If your favorite craft brewer was driven to its knees and bought up for pennies by the Brazilian private equity firm 3G, that was Buffett, who drove the purchase of beer monopolist AB Inbev. Buffett’s also behind megamergers like Burger King/Tim Horton’s and Kraft/Heinz.

And while Buffett rarely buys tech businesses, he was big, early on Amazon: “I had to understand the product and business.” Dayen translates: “he understood the monopoly that Amazon was putting together, so he purchased a large share of their stock.”

Buffett’s also big on Moody’s part of the hyperconcentrated bond-rating market: “I know nothing about credit rating. The only reason I bought it is because there are only three credit rating agencies and they serve the whole country, and they have pricing power.”

Buffett’s ideal investment is a monopolist, one that makes money so reliably, irrespective of poor quality or high prices, that “even your idiot cousin could run it.”

Buffett doesn’t just seek out monopolies: he creates them, he cheerleads them, he normalizes them. Buffett, perhaps more than anyone else on Earth, has legitimized the idea of monopolies.

As Dayen points out, “Buffett would be the best informant for an antitrust authority that you could find, because he’s already looked into the economy and found the companies that have the most inordinate market power. And so all you’d need to do is subpoena him and say, all right, tell me about this company that you bought and why you bought it. And you would say, well, they have this incredible pricing power. Well, there you go.”

Monopoly’s esoteric, so let’s put some sinew and blood onto those bones. Zephyr Teachout’s new book “Break ‘Em Up” has a great chapter on “chickenization,” the labor practice named for the way the poultry-processing monopolists do business.


If you’re a poultry farmer, here’s how your life works. The three poultry processors have divided up America so there’s only one processor in range of your farm. That processor tells you how to run your business.

They design your coop. They sell you your chicks. They tell you when and what to feed them. They tell you when to turn on the lights and when to turn them off. They tell you which vets to use, and which meds the vets can prescribe.

They experiment on you: some farmers are given experimental chick breeds, or experimental feeding or lighting schedules.

But through it all, they don’t tell you how much they’re gonna pay you.

You find that out when you send your chickens to the plant – they just…decide. If the price is too low, you go broke. Chickenizers tune the process to keep farmers at the brink of bankruptcy. If you complain, they stop buying your chickens.

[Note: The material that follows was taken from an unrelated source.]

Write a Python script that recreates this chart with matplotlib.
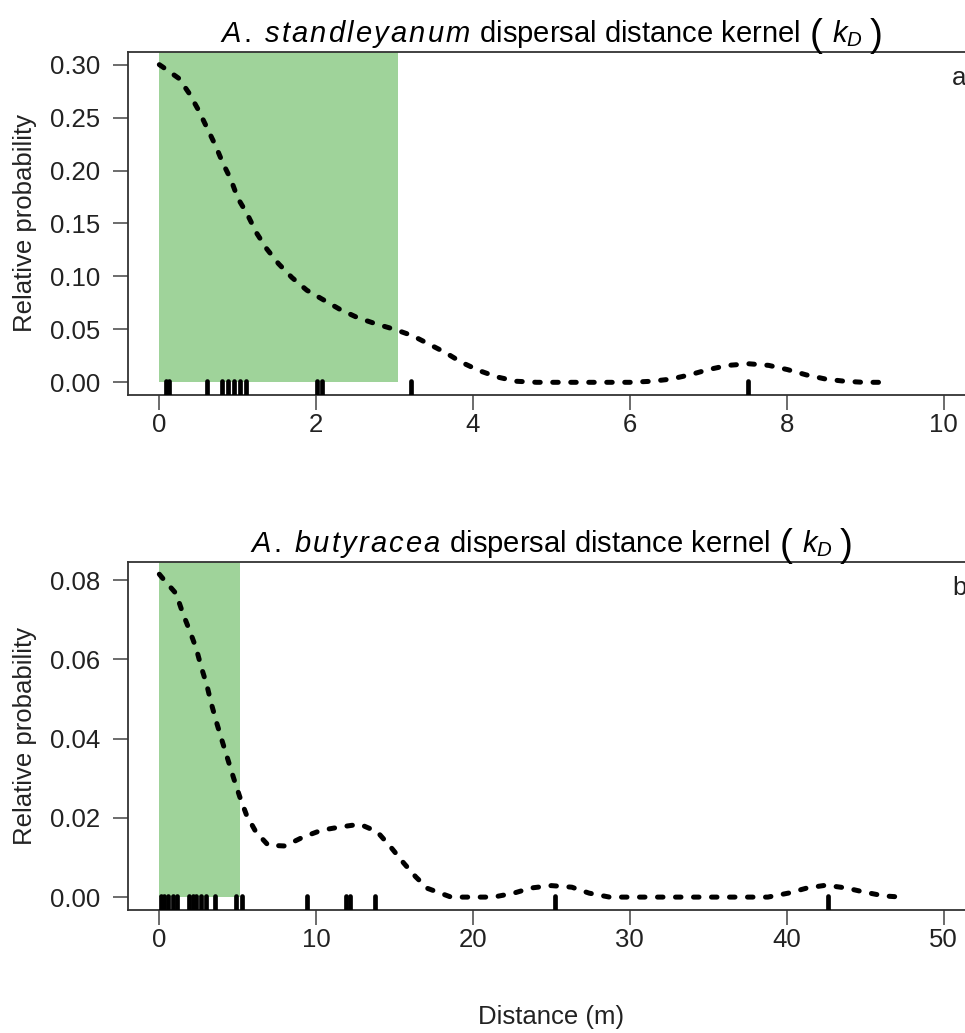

If you complain in public, they tell all the other farmers that if they do business with you, they’ll stop being able to sell their chickens, too.

Chickenization isn’t just for chickens. It’s the Uber model, the Shipt model, the model of any “gig work” that tells you what you have to buy and spend, but not what you will earn, with the pretense that you are an “independent contractor.”


Chickenization is coming to vast swathes of the workforce, and lockdown will accelerate it, because if your job can be done anywhere in the world, your employer can shop for the cheapest labor, anywhere in the world.

And even though you’re working from home, bossware lets your employer (excuse me, the company you “contract to”) control and script your movements down to the keystroke, watching your facial expressions and listening to your mic.


That’s where the Wizard of Omaha’s love of “moats” gets us: chickenized worlds, run by bossware, where he gets rich, and we cling on by our fingernails.